• [Problem to work on]: Without further comment, state how many lines in the listing below contain the word "that".

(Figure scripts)
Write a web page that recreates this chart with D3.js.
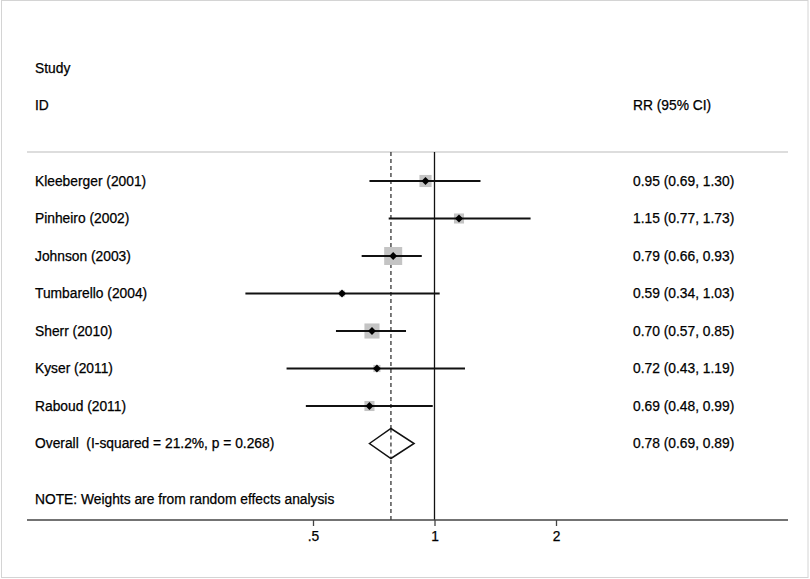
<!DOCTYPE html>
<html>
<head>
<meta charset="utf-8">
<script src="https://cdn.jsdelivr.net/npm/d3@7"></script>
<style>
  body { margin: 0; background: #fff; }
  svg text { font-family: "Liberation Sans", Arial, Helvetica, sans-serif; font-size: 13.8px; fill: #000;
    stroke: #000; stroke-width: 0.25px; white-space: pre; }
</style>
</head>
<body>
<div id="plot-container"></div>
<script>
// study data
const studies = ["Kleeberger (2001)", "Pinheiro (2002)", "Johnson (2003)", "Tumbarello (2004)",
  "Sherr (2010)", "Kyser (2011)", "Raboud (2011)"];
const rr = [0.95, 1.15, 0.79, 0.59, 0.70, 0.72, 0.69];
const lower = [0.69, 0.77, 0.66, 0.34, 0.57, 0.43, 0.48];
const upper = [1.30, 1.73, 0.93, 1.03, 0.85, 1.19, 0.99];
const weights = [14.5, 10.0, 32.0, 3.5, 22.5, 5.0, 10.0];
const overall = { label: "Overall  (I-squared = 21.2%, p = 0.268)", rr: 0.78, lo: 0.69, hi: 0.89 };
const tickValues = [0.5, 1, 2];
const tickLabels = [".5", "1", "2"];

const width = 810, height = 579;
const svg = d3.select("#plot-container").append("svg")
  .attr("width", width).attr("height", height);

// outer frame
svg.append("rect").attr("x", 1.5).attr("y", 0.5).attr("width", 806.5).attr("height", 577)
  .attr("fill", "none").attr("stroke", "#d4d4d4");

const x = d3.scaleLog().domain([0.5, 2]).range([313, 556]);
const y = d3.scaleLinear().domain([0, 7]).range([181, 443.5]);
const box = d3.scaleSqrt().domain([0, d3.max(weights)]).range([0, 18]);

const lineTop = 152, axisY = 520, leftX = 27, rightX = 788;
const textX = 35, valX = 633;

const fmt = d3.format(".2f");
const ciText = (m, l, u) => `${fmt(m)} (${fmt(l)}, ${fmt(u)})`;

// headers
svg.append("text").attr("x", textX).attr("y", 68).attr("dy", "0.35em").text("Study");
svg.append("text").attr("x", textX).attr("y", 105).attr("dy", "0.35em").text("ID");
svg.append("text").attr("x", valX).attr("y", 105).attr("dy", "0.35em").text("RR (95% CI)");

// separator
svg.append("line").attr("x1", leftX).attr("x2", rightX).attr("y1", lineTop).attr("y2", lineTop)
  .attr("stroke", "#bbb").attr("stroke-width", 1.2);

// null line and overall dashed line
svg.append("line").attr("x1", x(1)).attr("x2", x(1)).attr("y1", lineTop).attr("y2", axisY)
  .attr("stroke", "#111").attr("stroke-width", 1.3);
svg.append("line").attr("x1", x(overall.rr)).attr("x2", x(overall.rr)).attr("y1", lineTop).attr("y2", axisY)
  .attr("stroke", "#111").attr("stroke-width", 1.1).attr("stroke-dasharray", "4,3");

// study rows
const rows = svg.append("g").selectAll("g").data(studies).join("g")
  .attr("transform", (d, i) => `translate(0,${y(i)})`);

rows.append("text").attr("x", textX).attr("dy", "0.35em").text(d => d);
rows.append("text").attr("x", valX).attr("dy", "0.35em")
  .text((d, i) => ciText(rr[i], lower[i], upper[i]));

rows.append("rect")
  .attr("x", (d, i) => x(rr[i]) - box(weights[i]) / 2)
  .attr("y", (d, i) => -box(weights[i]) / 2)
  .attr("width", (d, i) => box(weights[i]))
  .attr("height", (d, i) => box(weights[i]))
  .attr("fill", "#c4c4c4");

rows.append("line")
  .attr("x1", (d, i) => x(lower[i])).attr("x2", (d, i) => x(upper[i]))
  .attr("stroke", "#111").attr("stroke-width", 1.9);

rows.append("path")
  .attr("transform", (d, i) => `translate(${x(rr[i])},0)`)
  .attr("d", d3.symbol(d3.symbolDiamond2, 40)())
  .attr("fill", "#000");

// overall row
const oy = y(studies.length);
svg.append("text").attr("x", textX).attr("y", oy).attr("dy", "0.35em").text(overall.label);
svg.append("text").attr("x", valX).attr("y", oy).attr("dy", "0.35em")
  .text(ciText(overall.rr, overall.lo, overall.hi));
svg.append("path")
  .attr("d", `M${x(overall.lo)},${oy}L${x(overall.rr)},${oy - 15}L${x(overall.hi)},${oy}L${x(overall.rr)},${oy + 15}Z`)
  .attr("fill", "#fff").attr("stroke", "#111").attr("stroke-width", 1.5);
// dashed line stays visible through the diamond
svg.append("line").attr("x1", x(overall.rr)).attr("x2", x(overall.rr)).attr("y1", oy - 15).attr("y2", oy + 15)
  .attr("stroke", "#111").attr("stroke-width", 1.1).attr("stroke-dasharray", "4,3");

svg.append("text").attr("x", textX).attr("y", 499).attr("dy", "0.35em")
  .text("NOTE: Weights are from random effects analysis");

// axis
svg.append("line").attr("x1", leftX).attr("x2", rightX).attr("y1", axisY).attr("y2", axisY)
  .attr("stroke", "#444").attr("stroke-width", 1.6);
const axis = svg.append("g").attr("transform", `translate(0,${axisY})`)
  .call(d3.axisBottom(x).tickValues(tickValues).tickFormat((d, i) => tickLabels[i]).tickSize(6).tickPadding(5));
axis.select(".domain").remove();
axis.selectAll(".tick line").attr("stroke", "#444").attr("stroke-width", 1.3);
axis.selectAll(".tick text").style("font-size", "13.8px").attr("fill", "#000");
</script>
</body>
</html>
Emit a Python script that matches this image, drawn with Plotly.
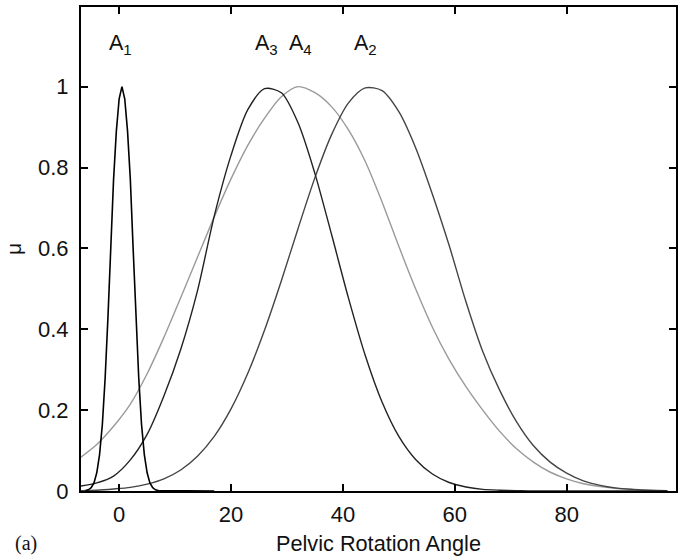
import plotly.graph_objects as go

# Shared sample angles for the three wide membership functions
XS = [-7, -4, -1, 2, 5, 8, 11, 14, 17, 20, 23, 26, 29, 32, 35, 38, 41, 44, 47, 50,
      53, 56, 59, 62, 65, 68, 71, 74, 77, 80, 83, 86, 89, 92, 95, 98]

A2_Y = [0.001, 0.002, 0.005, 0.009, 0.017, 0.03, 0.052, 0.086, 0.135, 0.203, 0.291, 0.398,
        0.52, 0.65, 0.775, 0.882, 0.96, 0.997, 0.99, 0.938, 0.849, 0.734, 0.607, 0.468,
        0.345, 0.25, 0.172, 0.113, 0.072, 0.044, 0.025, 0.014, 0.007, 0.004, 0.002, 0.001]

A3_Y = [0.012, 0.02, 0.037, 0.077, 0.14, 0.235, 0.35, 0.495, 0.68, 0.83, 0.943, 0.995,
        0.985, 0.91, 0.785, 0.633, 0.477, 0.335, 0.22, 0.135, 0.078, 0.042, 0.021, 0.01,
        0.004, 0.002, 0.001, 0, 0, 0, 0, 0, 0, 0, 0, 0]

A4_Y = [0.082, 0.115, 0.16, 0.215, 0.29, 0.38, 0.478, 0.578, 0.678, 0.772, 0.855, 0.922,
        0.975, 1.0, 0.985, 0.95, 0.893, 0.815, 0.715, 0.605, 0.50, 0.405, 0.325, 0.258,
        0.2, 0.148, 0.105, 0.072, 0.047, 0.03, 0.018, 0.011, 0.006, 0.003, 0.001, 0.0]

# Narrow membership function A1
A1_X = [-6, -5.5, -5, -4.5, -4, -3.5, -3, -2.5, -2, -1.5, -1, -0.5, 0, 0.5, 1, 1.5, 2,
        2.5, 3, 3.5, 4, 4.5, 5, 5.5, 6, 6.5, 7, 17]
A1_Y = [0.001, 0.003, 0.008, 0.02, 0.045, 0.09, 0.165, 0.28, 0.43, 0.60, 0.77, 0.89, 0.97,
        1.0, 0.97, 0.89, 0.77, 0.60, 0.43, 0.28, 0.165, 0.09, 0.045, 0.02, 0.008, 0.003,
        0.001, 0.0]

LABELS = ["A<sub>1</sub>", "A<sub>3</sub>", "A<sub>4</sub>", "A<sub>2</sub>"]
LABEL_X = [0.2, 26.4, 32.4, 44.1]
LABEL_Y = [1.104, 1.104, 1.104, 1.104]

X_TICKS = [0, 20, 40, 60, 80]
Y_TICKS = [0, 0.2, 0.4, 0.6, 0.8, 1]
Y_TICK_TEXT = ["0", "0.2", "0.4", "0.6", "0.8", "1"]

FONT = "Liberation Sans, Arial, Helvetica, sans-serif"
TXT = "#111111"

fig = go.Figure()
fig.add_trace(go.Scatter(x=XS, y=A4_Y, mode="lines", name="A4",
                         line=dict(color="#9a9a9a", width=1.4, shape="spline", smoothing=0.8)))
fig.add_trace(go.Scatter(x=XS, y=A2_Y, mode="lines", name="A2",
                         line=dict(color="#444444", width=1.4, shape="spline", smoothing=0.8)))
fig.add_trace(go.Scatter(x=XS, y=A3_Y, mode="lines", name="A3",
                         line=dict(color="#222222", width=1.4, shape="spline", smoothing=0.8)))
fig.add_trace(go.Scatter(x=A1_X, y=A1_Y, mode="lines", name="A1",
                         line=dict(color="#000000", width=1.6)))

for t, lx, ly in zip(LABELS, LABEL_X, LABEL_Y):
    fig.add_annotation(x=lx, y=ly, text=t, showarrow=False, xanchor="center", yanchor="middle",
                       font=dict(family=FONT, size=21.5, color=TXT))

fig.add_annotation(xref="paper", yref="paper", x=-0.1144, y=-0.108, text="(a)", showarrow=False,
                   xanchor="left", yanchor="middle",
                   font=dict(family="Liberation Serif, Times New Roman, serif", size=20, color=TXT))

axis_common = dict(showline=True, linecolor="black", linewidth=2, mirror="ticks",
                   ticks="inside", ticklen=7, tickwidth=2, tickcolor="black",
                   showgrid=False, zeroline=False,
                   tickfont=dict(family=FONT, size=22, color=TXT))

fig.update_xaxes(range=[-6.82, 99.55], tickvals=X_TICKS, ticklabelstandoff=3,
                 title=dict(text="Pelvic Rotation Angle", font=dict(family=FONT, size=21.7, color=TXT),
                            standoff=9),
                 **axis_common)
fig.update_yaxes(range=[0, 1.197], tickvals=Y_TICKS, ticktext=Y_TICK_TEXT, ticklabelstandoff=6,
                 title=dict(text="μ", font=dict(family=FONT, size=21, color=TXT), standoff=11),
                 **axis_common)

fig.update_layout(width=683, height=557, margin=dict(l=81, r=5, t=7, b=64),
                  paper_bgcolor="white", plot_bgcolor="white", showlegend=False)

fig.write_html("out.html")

• [Response to this exercise]: 2